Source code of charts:
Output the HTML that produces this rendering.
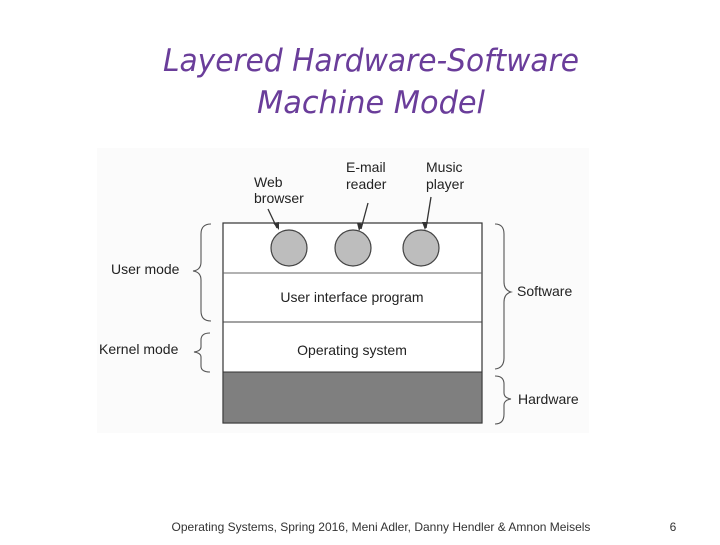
<!DOCTYPE html>
<html><head><style>
body{margin:0;width:720px;height:540px;background:#fff;overflow:hidden}
</style></head><body>
<svg width="720" height="540" xmlns="http://www.w3.org/2000/svg" font-family="Liberation Sans, sans-serif">
<rect x="97" y="148" width="492" height="285" fill="#fbfbfb"/>
<text x="371" y="71" text-anchor="middle" font-size="31" font-style="italic" fill="#6a3d9a" font-family="DejaVu Sans, sans-serif" textLength="416" lengthAdjust="spacingAndGlyphs">Layered  Hardware-Software</text>
<text x="371" y="113" text-anchor="middle" font-size="31" font-style="italic" fill="#6a3d9a" font-family="DejaVu Sans, sans-serif" textLength="228" lengthAdjust="spacingAndGlyphs">Machine Model</text>
<rect x="223" y="223" width="259" height="200" fill="#fff" stroke="#333" stroke-width="1.2"/>
<line x1="223" y1="273" x2="482" y2="273" stroke="#666"/>
<line x1="223" y1="322" x2="482" y2="322" stroke="#444"/>
<rect x="223" y="372" width="259" height="51" fill="#7f7f7f" stroke="#333"/>
<g fill="#bdbdbd" stroke="#444" stroke-width="1.2">
<circle cx="289" cy="248" r="18"/><circle cx="353" cy="248" r="18"/><circle cx="421" cy="248" r="18"/>
</g>
<g stroke="#333" stroke-width="1.3" fill="none">
<line x1="268" y1="209" x2="277" y2="228"/><line x1="368" y1="203" x2="361" y2="229"/><line x1="431" y1="197" x2="426" y2="228"/>
</g>
<g fill="#333"><polygon points="279,230 273,223 279,222"/><polygon points="359,231 357,223 363,224"/><polygon points="425,230 422,222 428,222"/></g>
<g font-size="14" fill="#222">
<text x="254" y="187">Web</text><text x="254" y="203">browser</text>
<text x="346" y="172">E-mail</text><text x="346" y="189">reader</text>
<text x="426" y="172">Music</text><text x="426" y="189">player</text>
<text x="352" y="302" text-anchor="middle">User interface program</text>
<text x="352" y="355" text-anchor="middle">Operating system</text>
<text x="111" y="274">User mode</text>
<text x="99" y="354">Kernel mode</text>
<text x="517" y="296">Software</text>
<text x="518" y="404">Hardware</text>
</g>
<g stroke="#555" stroke-width="1.1" fill="none">
<path d="M211,224 Q201,224 201,234 L201,262 Q201,270 193,271 Q201,272 201,280 L201,311 Q201,321 211,321"/>
<path d="M210,333 Q201,333 201,340 L201,347 Q201,351 194,352 Q201,353 201,357 L201,366 Q201,372 210,372"/>
<path d="M495,224 Q504,224 504,234 L504,282 Q504,290 511,292 Q504,294 504,302 L504,358 Q504,368 495,369"/>
<path d="M495,376 Q504,376 504,384 L504,393 Q504,398 511,399 Q504,400 504,405 L504,414 Q504,424 495,424"/>
</g>
<text x="381" y="531" text-anchor="middle" font-size="12" fill="#333">Operating Systems, Spring 2016, Meni Adler, Danny Hendler &amp; Amnon Meisels</text>
<text x="673" y="531" text-anchor="middle" font-size="12" fill="#333">6</text>
</svg>
</body></html>
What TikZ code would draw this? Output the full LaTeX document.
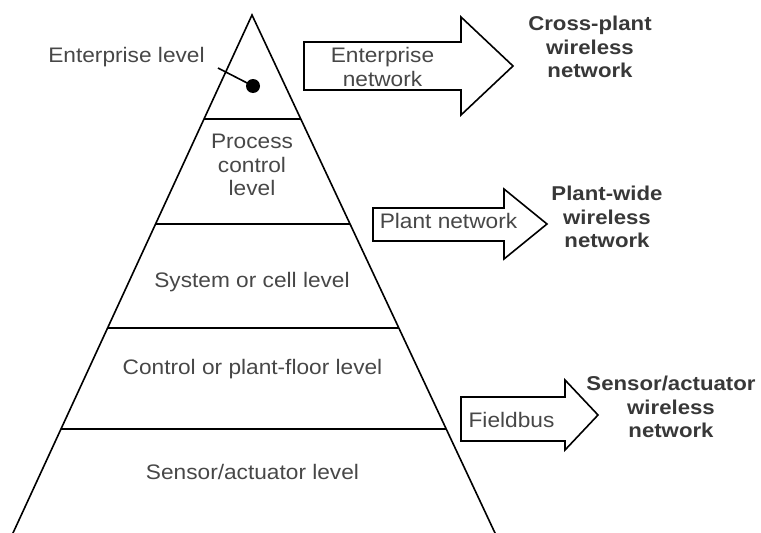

__INSTRUCTION__
Return every line above that contains the word "Output".

__SOLUTION BELOW__
Output the HTML that produces this rendering.
What TikZ code would draw this? Output the full LaTeX document.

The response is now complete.